Explico esto porque me ha parecido curioso cómo se gestiona la compasión según las necesidades. Aunque estadísticamente creo que es mayor la necesidad de alimentarse que la de fumar, parece que no existe la misma compasión entre las personas que suelen comer a diario. Quizás la pobre mujer tuvo mala suerte y ninguna de esas personas fumaba, o tal vez la mala suerte es de aquellas personas que no sienten compasión alguna ni conocen todavía las vueltas que da la vida.

Compasión

“Si conociéramos el último porqué de las cosas, tendríamos compasión hasta de las estrellas.” Graham Greene
Eduardo Cassano
miércoles, 6 de julio de 2011, 06:58 h (CET)
Es época de rebajas, los probadores de las tiendas de ropa tienen colas de espera más largas que en las oficina de desempleo. Hace calor, demasiada para perdonar la primera de varias cervezas a la sombra de una terraza, viendo el ir y venir de la gente. Estamos en época de crisis, pero solo en la hora del telediario, la lectura rápida de los titulares del periódico o al pie de una barra de bar.

En una de las calles más comerciales de Barcelona las aceras se han quedado pequeñas. Caminan personas con la vista puesta en los escaparates, en el teléfono móvil, en algún remordimiento de conciencia plasmado en sus miradas. Muchas de esas personas saben a dónde van, otras se tienen que conformar con saber de dónde vienen y sobrevivir con ello.

De repente una mujer, mezclada entre la gente, pregunta a unos y a otros a su paso: “¿Me puede ayudar para comprar un bocadillo?” – solicita con cierto apuro y evidente necesidad. No es indigente ni alcohólica en busca de unas monedas para comprar un cartón de vino, su apariencia es muy digna y aseada en la humildad de su vestuario. Tiene alrededor de 60 años y es pensionista; cobra poco más de 300 euros de una pensión no contributiva porque años atrás era ama de casa, cuando las mujeres no debían trabajar, y ahora tiene que pagar 200 euros por una habitación en la soledad y las afueras de la gran ciudad, sin familia.

Es el drama cotidiano de cada vez más personas, que no solo no llegan a final de mes sino que son incapaces de estirar su paga más allá de la primera semana.
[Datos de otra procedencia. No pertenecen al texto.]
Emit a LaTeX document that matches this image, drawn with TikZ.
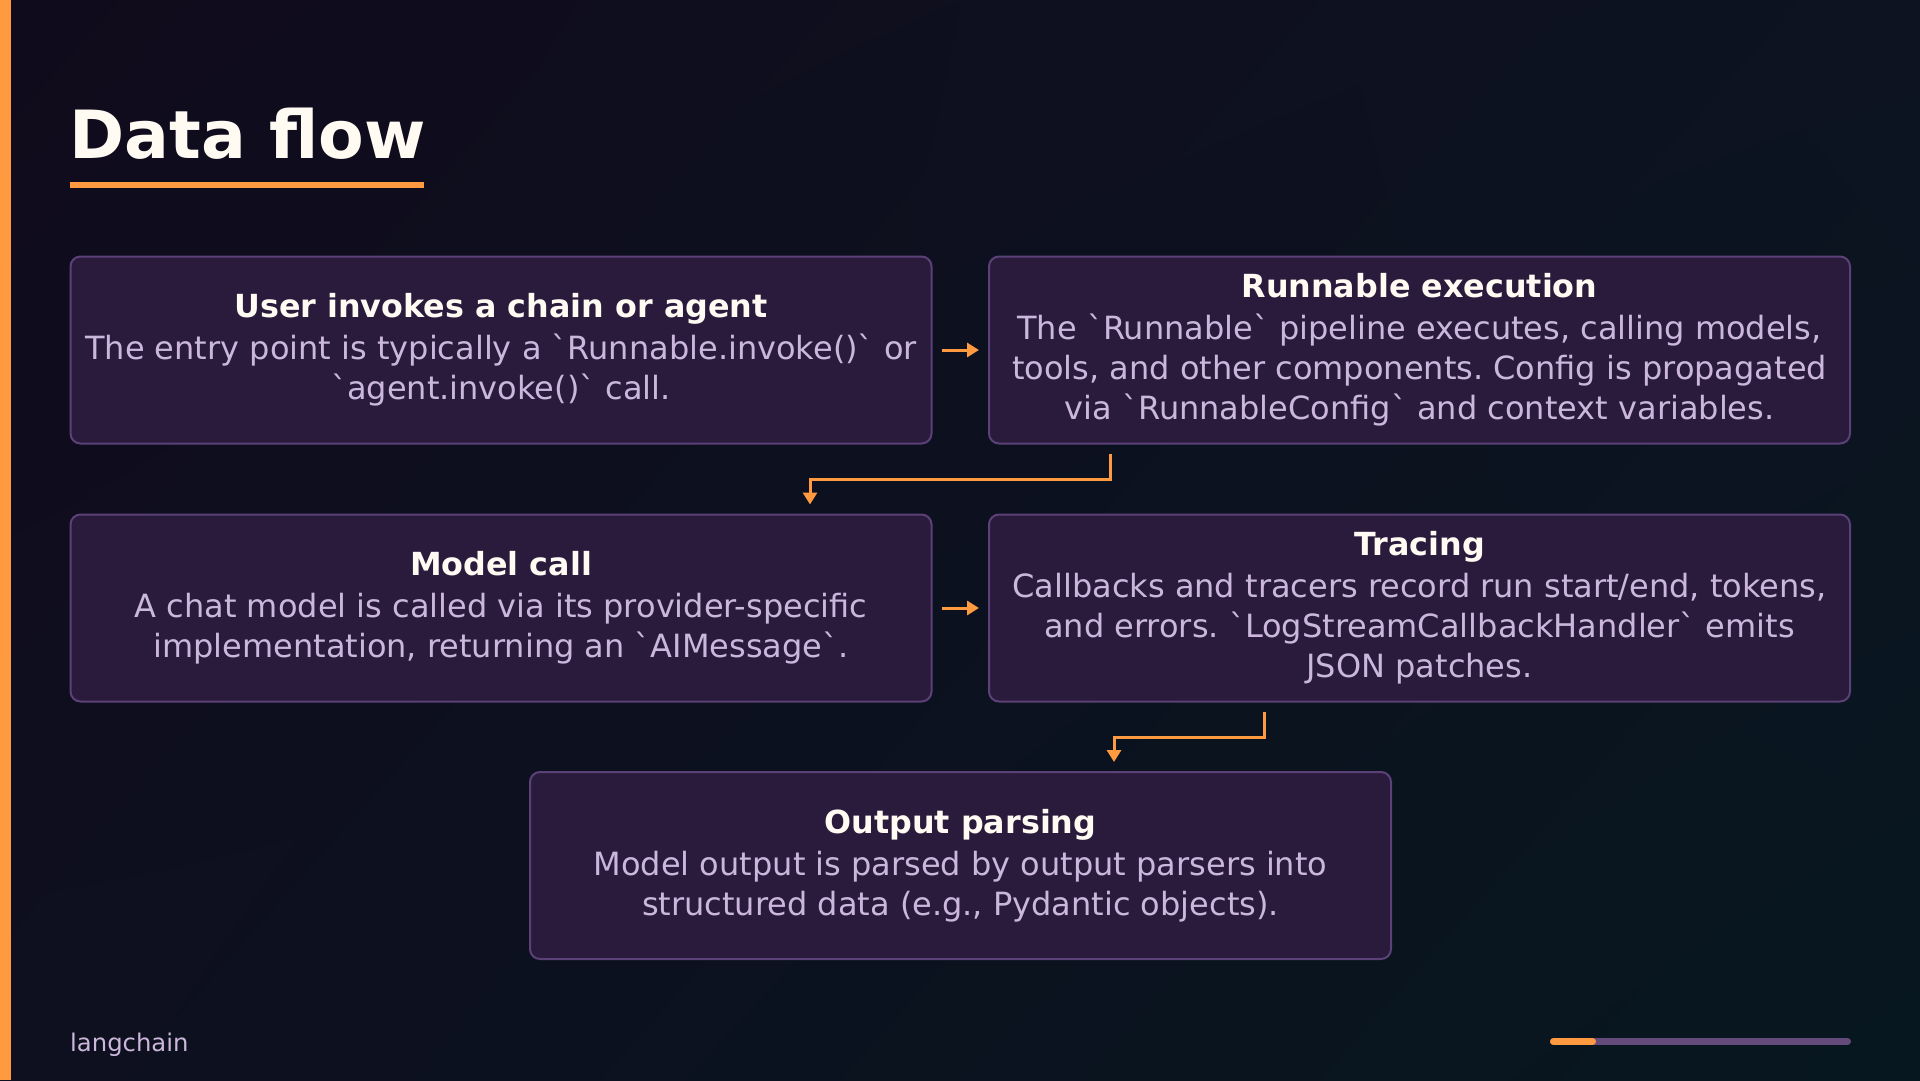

Pero el otro drama no es ya el económico, sin duda el más importante, sino el humano. Observé a esa mujer cómo preguntaba hasta a diez personas y nadie, no solo no la ayudaron, se molestó en detener su prisa para al menos escucharla: algunas de esas personas seguían mirando a los escaparates disimulando y evitando el compromiso, otros siguieron mirando su móvil y otros, lo más sinceros, mostraron abiertamente su absoluta indiferencia por esa mujer sentándose en una terraza uno metros más adelante, mientras se encendían un cigarrillo y esperaban su cerveza fría para saciar el calor.

Entonces recordé el sentimiento de compasión que existe entre las personas que son fumadoras. Es habitual, o lo era hasta no hace mucho tiempo, que si una persona se quedaba sin tabaco podía pedir tranquilamente un cigarro a cualquier desconocido que se encontrase por la calle, que si era fumador casi con toda seguridad iba a ofrecérselo sin mayor inconveniente. He conocido amigos que del apuro hicieron afición y comenzaron a rellenar sus cajetillas de tabaco vacía a costa de la compasión de los demás. Poco después esto se hizo extensible a las personas que decían que habían dejado de fumar, cuando en realidad simplemente habían dejado de comprar tabaco.

Explico esto porque me ha parecido curioso cómo se gestiona la compasión según las necesidades. Aunque estadísticamente creo que es mayor la necesidad de alimentarse que la de fumar, parece que no existe la misma compasión entre las personas que suelen comer a diario. Quizás la pobre mujer tuvo mala suerte y ninguna de esas personas fumaba, o tal vez la mala suerte es de aquellas personas que no sienten compasión alguna ni conocen todavía las vueltas que da la vida.